Meditation is an ancient method of bringing the mind under control and attaining insight. Originally developed in order to understand the true nature of the mind and reality, the benefits of meditation also include improved concentration and a feeling of inner contentment. Here is a simple explanation of four different meditation techniques from various tradition.
During meditation it is good to have a straight posture (the head, neck, and back aligned). Also important is consistency. Meditating every once in a while won’t do much. It is only through consistent practice that the fruits of these techniques have a chance to ripen.
Dhāraṇā is the meditation of concentration. Without the ability to concentrate even the most simple of task become impossible. Master this art and life abounds with serenity and insight.
The potential objects of concentration are infinite. However it is good to pick something stable. Concentrate on the sound of birds, and your concentration flies away are a few minutes. This is why the breath is a popular object of meditation. As long as you’re alive, you’ll be breathing.
To help focus on your breath you count from 1 – 10 along with your exhale and/or inhale. Another method is to observe your natural breath, and when your mind starts to wander, breath with force. This will bring your focus back to the breath. If your mind if extremely restless, hold your breath – this will quickly focus the mind.
Vipassanā is meditation on the bodily sensations. The aim of Vipassanā is an objective view of these sensation, before they become conditioned by judgement and associations. The two wings of this bird are awareness and equanimity.
Begin by focusing on the sensation on single point at the top of your head. Proceed to move down your body, from head to toe, piece by piece; the sensation of your forehead, left eyebrow, right eyebrow, etc. Once you have reached your toes, begin moving your awareness back upwards, piece by piece. Some sensations will be pleasant, others, unpleasant. What is important however, is to remain equanimous. All sensations have the same characteristic, Annica – they arise, and then they pass away. The pleasant sensations arise and pass away, as do the unpleasant. The more you hold this mind, the closer you become to the objective view experience.
To see powerful results, you can combine Vipassanā with the technique of Adhiṭṭhāna – strong determination. Sit for one hour practising Vipassanā without moving your legs, hands, or opening your eyes. Before the hour is up you will feel strong feeling of pain, making it more difficult, but also more necessary, for you to remain equanimous in the face of the sensations. Succeed, and you will begin to see past the judgement of pleasure and pain that shape our everyday reality.
Mettā meditation is the meditation of love and compassion. All beings are connected. Feelings of hatred or selfishness obscure this truth and lead one into ignorance. The meditation of love and compassion helps dispel these kind of ignorance.

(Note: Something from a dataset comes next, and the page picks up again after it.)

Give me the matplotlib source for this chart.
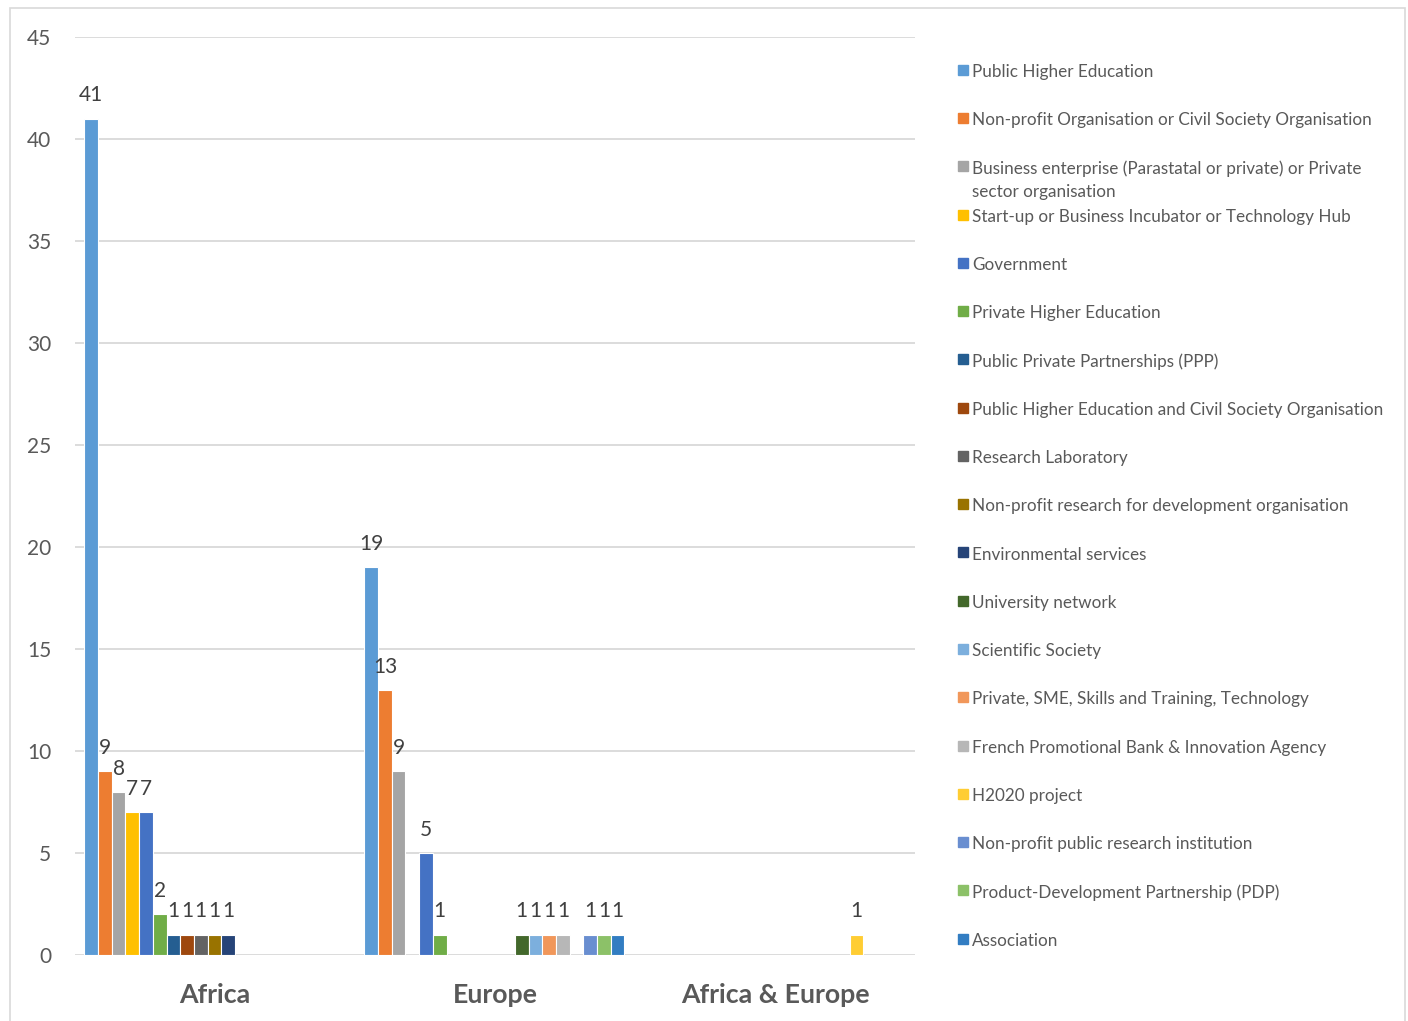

Mettā meditation begins with focusing on the love you have for your family and close friends. Focus on this feeling for a few minutes. If at any time a feeling of ill will toward your family or friends arises (perhaps they let you down in some way, or did something to hurt you) remember that they are only humans, they also suffer, and, like you, their actions are a result of cause and effect – karma. With this knowledge, use to power of compassion to forgive them.
Next bring to mind everyone in your society. Most of them you don’t know, but this is a simply matter of circumstance. If you were born to someone else, you would have the same love for them that you have for your own family. Recall the feeling of love you have for your family and friends, and expand this feeling to include everyone in your society. Perhaps you harvest ill will toward some people in your society (those who further inequality for example), but remember that they are only humans, they also suffer, and, like you, their actions are a result of cause and effect – karma. With this knowledge, use to power of compassion to forgive them.
Next bring to mind all people of all cultures across the world. Perhaps some of these people seem strange, with customs that you aren’t used to, but this is simply a matter of circumstance. If you were born somewhere else, you would have the same love for this culture, these people, that you have for your own family. Recall the feeling of love you have for your family and friends, and expand this feeling to include all people of all cultures. Perhaps you harvest ill will toward some people of some cultures (perhaps they have some practices that you see as oppressive, for example), but remember that they are only humans, they also suffer, and, like you, their actions are a result of cause and effect – karma. With this knowledge, use to power of compassion to forgive them. Meditation on this feeling of love and compassion for all people for a few minutes.
Finally extend this feeling of love and compassion to all living beings (including yourself). All living beings suffer, all being strive toward joy and a release from suffering. Wish all beings well on their journey.
The Vedic understanding is that all of existence is contained with the OM, and by performing it, you become absorbed in the universal cosmic consciousness. This meditation is a powerful method of stilling even the most restless of minds, bringing you back to your physical body, and beyond, to your cosmic body.
To perform the OM, use your voice to send vibrations from the bottom of your torso to the top of your head. Although often written as OM, it is actually more like AUM as the vocal vibrations begin in the belly with A. Moving this vibration of A upward, you will find it turns into a U as it reaches your chest. Moving into your throat and head, this vibration becomes an M. All the while these vibrations go from broad to concentrated. Repeat this process, moving vibrations from the lowest possible point to the highest. What is important is to concentration on the vibrations rather than the tones.